To continue on in the series of reaction-based cheminformatics on the MolSync website, the final missing search piece has now been implemented: reaction similarity. This works in a manner that is analogous to the transform feature, insofar as if you just draw one side of the reaction, or draw both sides but provide no atom-to-atom mapping information, the search behaviour just uses the molecules as-is. If you do provide atom mapping, though, the search gets a whole lot more specific.

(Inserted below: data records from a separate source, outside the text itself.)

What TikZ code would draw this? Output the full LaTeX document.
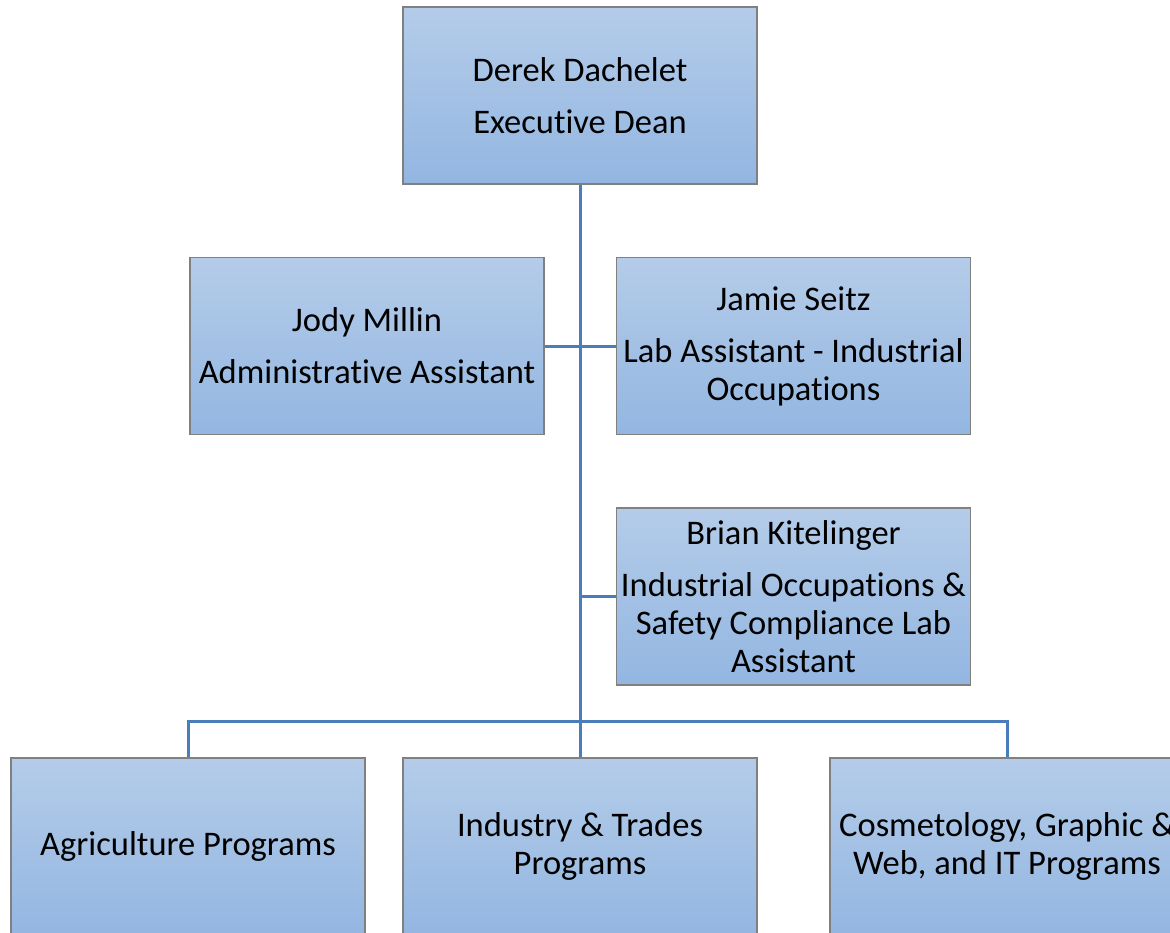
\documentclass[tikz,border=0pt]{standalone}
\usepackage{fontspec}
\setmainfont{Carlito}[Ligatures={NoCommon}]
\definecolor{boxtop}{HTML}{B4CCE9}
\definecolor{boxbot}{HTML}{93B6E1}
\definecolor{linkc}{HTML}{4A7EBB}
\definecolor{edgec}{HTML}{808080}
\tikzset{
  orgbox/.style={rectangle, draw=edgec, line width=1.5pt, top color=boxtop, bottom color=boxbot,
    minimum width=354pt, minimum height=177pt, inner sep=0pt, align=center,
    font=\fontsize{34.5pt}{38pt}\selectfont, text=black},
  link/.style={draw=linkc, line width=3pt}
}
\begin{document}
\begin{tikzpicture}[x=1pt,y=-1pt]
\useasboundingbox (0,0) rectangle (1170,933);
\node[orgbox] (dean) at (580,95.5) {Derek Dachelet\\[14pt]Executive Dean};
\node[orgbox] (jody) at (367,346) {Jody Millin\\[14pt]Administrative Assistant};
\node[orgbox] (jamie) at (793.5,346) {Jamie Seitz\\[14pt]Lab Assistant - Industrial\\Occupations};
\node[orgbox] (brian) at (793.5,596.5) {Brian Kitelinger\\[14pt]Industrial Occupations \&\\Safety Compliance Lab\\Assistant};
\node[orgbox] (agri) at (188,846.5) {Agriculture Programs};
\node[orgbox] (ind) at (580,846.5) {Industry \& Trades\\Programs};
\node[orgbox] (cos) at (1007,846.5) {Cosmetology, Graphic \&\\Web, and IT Programs};
\coordinate (bus) at (580,721);
\draw[link] (dean.south) -- (ind.north);
\draw[link] (jody.east) -- (jamie.west);
\draw[link] (dean.south |- brian.west) -- (brian.west);
\draw[link] (agri.north) -- (agri.north |- bus) -- (cos.north |- bus) -- (cos.north);
\end{tikzpicture}
\end{document}
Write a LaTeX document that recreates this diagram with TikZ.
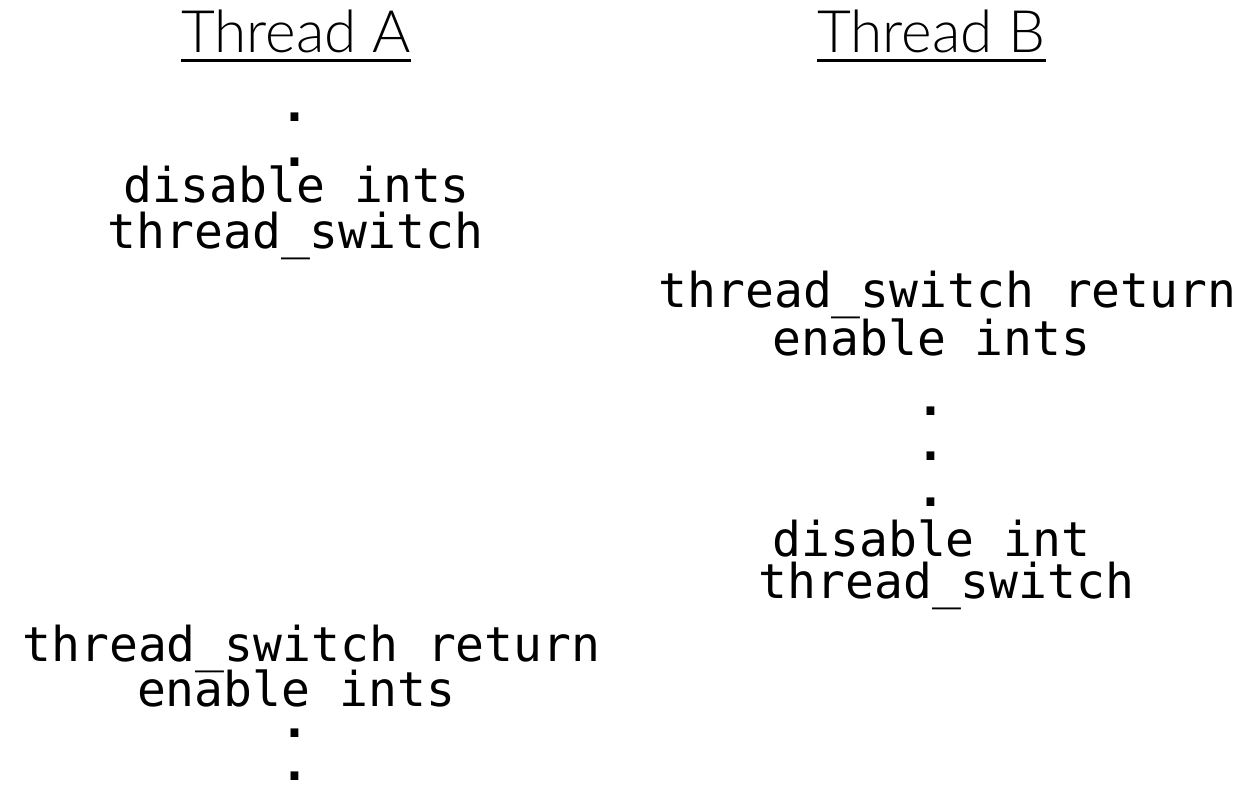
\documentclass[tikz,border=0pt]{standalone}
\usepackage{fontspec}
\setmonofont{DejaVu Sans Mono}
\newfontfamily\titlefont{Lato Light}
\begin{document}
\begin{tikzpicture}[x=1pt,y=-1pt,
  code/.style={font=\fontsize{48}{48}\selectfont\ttfamily, inner sep=0pt, anchor=base},
  dots/.style={code, font=\fontsize{48}{48}\selectfont\ttfamily\bfseries},
  title/.style={font=\fontsize{58.5}{58.5}\selectfont\titlefont, inner sep=0pt, anchor=base},
  underline/.style={line width=3pt}]
\useasboundingbox[fill=white] (0,0) rectangle (1244,794);

% column headings
\node[title] (tA) at (296,53) {Thread A};
\node[title] (tB) at (931.5,53) {Thread B};
\draw[underline] ([yshift=-8pt]tA.base west) -- ([yshift=-8pt]tA.base east);
\draw[underline] ([yshift=-8pt]tB.base west) -- ([yshift=-8pt]tB.base east);

% thread A, before the switch
\node[dots] (a1) at (295,122) {.};
\node[dots] (a2) at (295,167) {.};
\node[code] (a3) at (296.5,203) {disable ints};
\node[code] (a4) at (295.5,249) {thread\_switch};

% thread B
\node[code] (b1) at (947.5,307) {thread\_switch return};
\node[code] (b2) at (931.5,355) {enable ints};
\node[dots] (b3) at (931,415) {.};
\node[dots] (b4) at (931,460) {.};
\node[dots] (b5) at (931,506) {.};
\node[code] (b6) at (931.5,556) {disable int};
\node[code] (b7) at (946.5,598) {thread\_switch};

% thread A, after the switch
\node[code] (c1) at (311.5,661) {thread\_switch return};
\node[code] (c2) at (296,706) {enable ints};
\node[dots] (c3) at (295,737) {.};
\node[dots] (c4) at (295,780) {.};
\end{tikzpicture}
\end{document}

The query shown above, when used as a transform search, will match exactly one reaction in the current database, which happens to be from ChemSpider Synthetic Pages #43 (manually curated, with significant effort – though decreasingly so as the XMDS tool gets better):
When the similarity search type is selected, this one comes out on top, with a bunch more underneath:
The way the similarity-with-transform metrics are done is a very new method – coded up this morning, in fact. It doesn’t introduce any groundbreaking new ideas in cheminformatics, but it basically works thusly:
- the two sides of the reaction are analysed, and every atom-to-atom pair in which the atom is not found to be in the exact same environment on both sides is considered to be part of the transform
- for atoms in the transform, the method used to find the initial atom identity value for ECFP-type fingerprints is applied to both sides
- ECFP6 fingerprints are calculated for both sides, except that atoms in the transform have their identity replaced with the hybrid identify, i.e. the central transform atoms have a unique starting point value
What this means is that for most of the structure, the usual ECFP6 method applies, but for the core transform, the starting identifiers are unique to the transform itself (and comparable to all other reactions with the same core transform), and atoms that are within 6 degrees of separation from the core transform will have some of their fingerprints perturbed in a transform-specific way. The general idea is that any two structures with the same transform will get a boost in similarity, and from then on the comparison will be up to the various other substituents and components in the scheme. A reaction that has a transform that is similar, but not quite the same, will get a smaller boost because of the transform. A reaction for which the core transform is completely different will have a set of fingerprints that is much less similar than if the structures were all treated independently.
At this point I’m not entirely sure how well these effects play off against each other, e.g. is the value of the transform part vs. the rest of the molecule too high or two low? Not sure just yet. The general thinking is that if you want to look for only things with the same transform, there’s a search type specially for that. Transform similarity has more wiggle room.